China finally made it.
After 15 years of arduous negotiations, the world’s most populous nation was admitted to the World Trade Organization in November, and it will have a significant impact on U.S. apparel and textile companies.
Taiwan was also accepted into the WTO at the same time as China, which brings the total number of participating countries to 144.
Although China remains under one-party rule and most commerce is state-run, it will be forced to make sweeping changes in its economy that some claim could place it on a path to democratization and private enterprise.
China’s admittance entitles it to the full trading rights of capitalist countries and means China will enjoy protection against the imposition of barriers on its exports based on human rights abuses. Still, many experts say it will be years before barriers to China’s market are fully dismantled, as local governments continue to impose burdensome rules on foreign firms.
Even with the roadblocks, China will remain an important trading partner for the U.S. For the first nine months of 2001, apparel and textile imports from China reached $5.01 billion, according to the U.S. Department of Commerce. For 2000, apparel and textile imports from China were $5.03 billion.
American retail and manufacturing officials are enthusiastic about China joining the global trade body, although domestic textile makers are wary. Merchants and manufacturers foresee China, now required to follow WTO rules, eventually dropping its remaining vestiges of a state-run economy, making it easier to sell to China’s 1.3 billion people.
Permanent normal trade relations status and WTO membership will slash tariffs by over 60 percent, remove discriminatory taxes and regulations and open China to U.S. retailers over time.
Single-brand retailers like Nike and Gap would be better positioned to take advantage of investment opportunities in China. That’s because it will now become easier for these chains to expand into the giant Asian nation without selling a stake in the business to local investors.
Retailers will be allowed to operate an unlimited number of stores in China starting Jan. 1, 2005. They are exempted from a rule mandating that multibrand retailers, like department stores and mass merchants, need local investors to open more than 30 stores in China.
Procedures by which retailers obtain licenses to do business also have been simplified. But U.S. retailers will still face substantial trade barriers despite China’s membership in the WTO.
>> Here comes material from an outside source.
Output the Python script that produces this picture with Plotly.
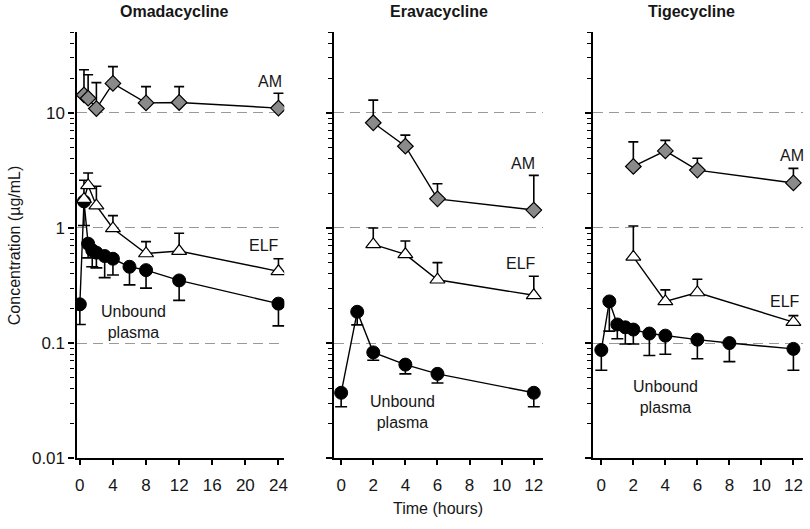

Large department stores and mass retailers will have to overcome crucial hurdles. Among the remaining impediments are requirements that foreign-owned stores larger than 65,616 square feet or chains of more than 30 stores have Chinese business partners. This could create a hassle for a chain like international-expansion-minded Wal-Mart, whose supercenters in the U.S. typically exceed 200,000 square feet.
On the plus side, China has given assurances that it will lift tight restrictions on distribution of products and ownership of warehouses over a three-year period. Foreign companies currently can’t own distribution centers and can only distribute goods around the country if they produce in China. That job is now reserved for Chinese concerns.
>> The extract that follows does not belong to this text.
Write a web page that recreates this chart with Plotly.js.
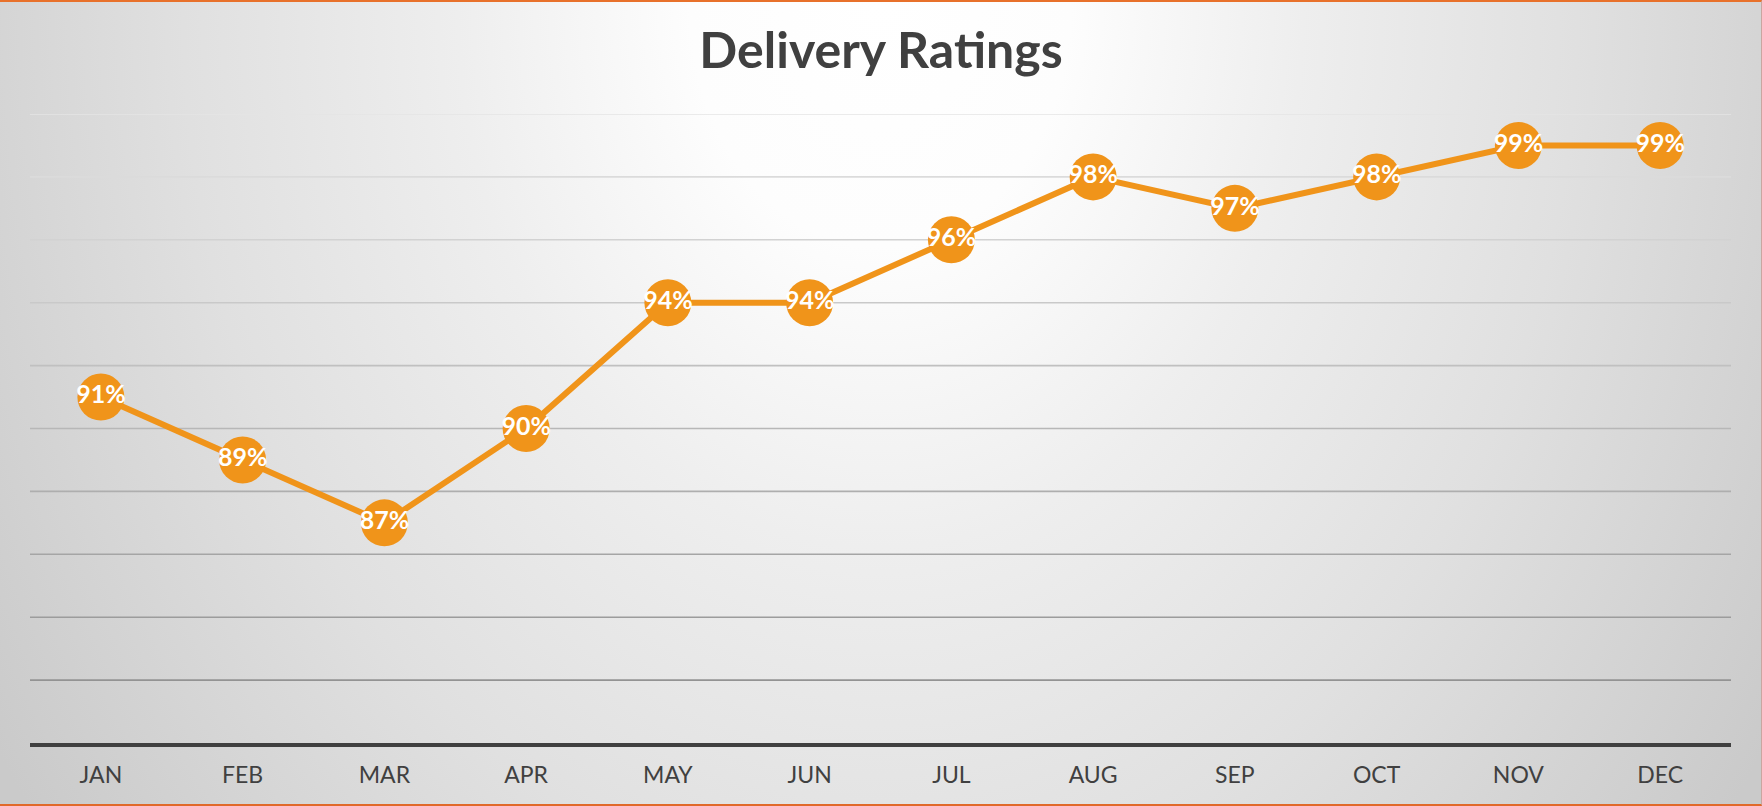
<!DOCTYPE html>
<html>
<head>
<meta charset="utf-8">
<script src="https://cdn.plot.ly/plotly-3.0.1.min.js"></script>
<style>
  html, body { margin: 0; padding: 0; }
  #wrap {
    position: relative;
    width: 1762px; height: 806px; box-sizing: border-box;
    border-top: 2px solid #E8712B;
    border-bottom: 2px solid #E0692A;
    border-right: 1px solid #c9a6a0;
    background: radial-gradient(ellipse 60% 170% at 50% 0%, #ffffff 0%, #fdfdfd 18%, #eeeeee 40%, #e0e0e0 66%, #cacaca 100%);
    overflow: hidden;
  }
  #chart { position: absolute; left: 0; top: -2px; width: 1762px; height: 806px; }
</style>
</head>
<body>
<div id="wrap"><div id="chart"></div></div>
<script>
const months = ["JAN","FEB","MAR","APR","MAY","JUN","JUL","AUG","SEP","OCT","NOV","DEC"];
const ratings = [91, 89, 87, 90, 94, 94, 96, 98, 97, 98, 99, 99];
const gridValues = [82, 84, 86, 88, 90, 92, 94, 96, 98, 100];
const yRange = [80, 100];

// gridline colours: darker near the bottom, lighter near the top
function gridColor(v) {
  const t = (v - yRange[0]) / (yRange[1] - yRange[0]);
  const c = Math.round(138 + (228 - 138) * t);
  return `rgb(${c},${c},${c})`;
}
const shapes = gridValues.map(v => ({
  type: 'line', xref: 'paper', yref: 'y', x0: 0, x1: 1, y0: v, y1: v,
  layer: 'below', line: { color: gridColor(v), width: 1.6 }
}));

const trace = {
  x: months,
  y: ratings,
  type: 'scatter',
  mode: 'lines+markers+text',
  line: { color: '#F0941A', width: 6 },
  marker: { color: '#F0941A', size: 47, line: { width: 0 } },
  text: ratings.map(v => v + '%'),
  textposition: 'middle center',
  textfont: { family: 'Lato, sans-serif', size: 25, color: '#ffffff', weight: 'bold' },
  hoverinfo: 'skip',
  cliponaxis: false
};

const layout = {
  width: 1762, height: 806,
  margin: { l: 30, r: 31, t: 114, b: 63 },
  paper_bgcolor: 'rgba(0,0,0,0)',
  plot_bgcolor: 'rgba(0,0,0,0)',
  showlegend: false,
  title: {
    text: 'Delivery Ratings',
    x: 0.5, xanchor: 'center',
    y: 1 - 50 / 806, yanchor: 'middle',
    font: { family: 'Lato, sans-serif', size: 50, color: '#404040', weight: 'bold' }
  },
  xaxis: {
    type: 'category',
    range: [-0.5, months.length - 0.5],
    autorange: false,
    showgrid: false,
    showline: true, linecolor: '#404040', linewidth: 4,
    ticks: '', zeroline: false,
    ticklabelstandoff: 8,
    tickfont: { family: 'Lato, sans-serif', size: 23, color: '#404040' },
    fixedrange: true
  },
  yaxis: {
    range: yRange,
    autorange: false,
    showgrid: false, showline: false, zeroline: false,
    showticklabels: false, ticks: '',
    fixedrange: true
  },
  shapes: shapes
};

Plotly.newPlot('chart', [trace], layout, { displayModeBar: false, staticPlot: true });
</script>
</body>
</html>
Highlighting how crucial the distribution is, U.S. Trade Representative Robert Zoellick secured a commitment at a negotiating session in Shanghai from his Chinese counterparts that ownership restrictions on chain stores won’t interfere with U.S. companies owning distribution outlets in full.
While many U.S. apparel companies eagerly anticipate the market access, domestic textile producers remain skeptical and concerned about the impact an influx of cheap Chinese imports will have on their ailing market.
The American Textile Manufacturers Institute has maintained that China will receive an unfair advantage in the 10-year apparel and textile quota phaseout that was established in the last round of talks in 1994 and is set to expire on Dec. 31, 2004. China will face a three-year phaseout of these quotas — and get the immediate benefit of six years of quotas being lifted — while other WTO members have faced a longer phaseout over 10 years.
ATMI claims imports from China will have a “damaging” effect on the domestic textile industry, as Beijing quickly increases its market share after the quota phaseout.
There is a potential upshot for domestic manufacturers, however, in the form of increased market access for U.S. textile exports — although it’s difficult to imagine a Chinese factory importing fabric from the U.S. because of the cost and the availability of textiles in China and in the Asian region.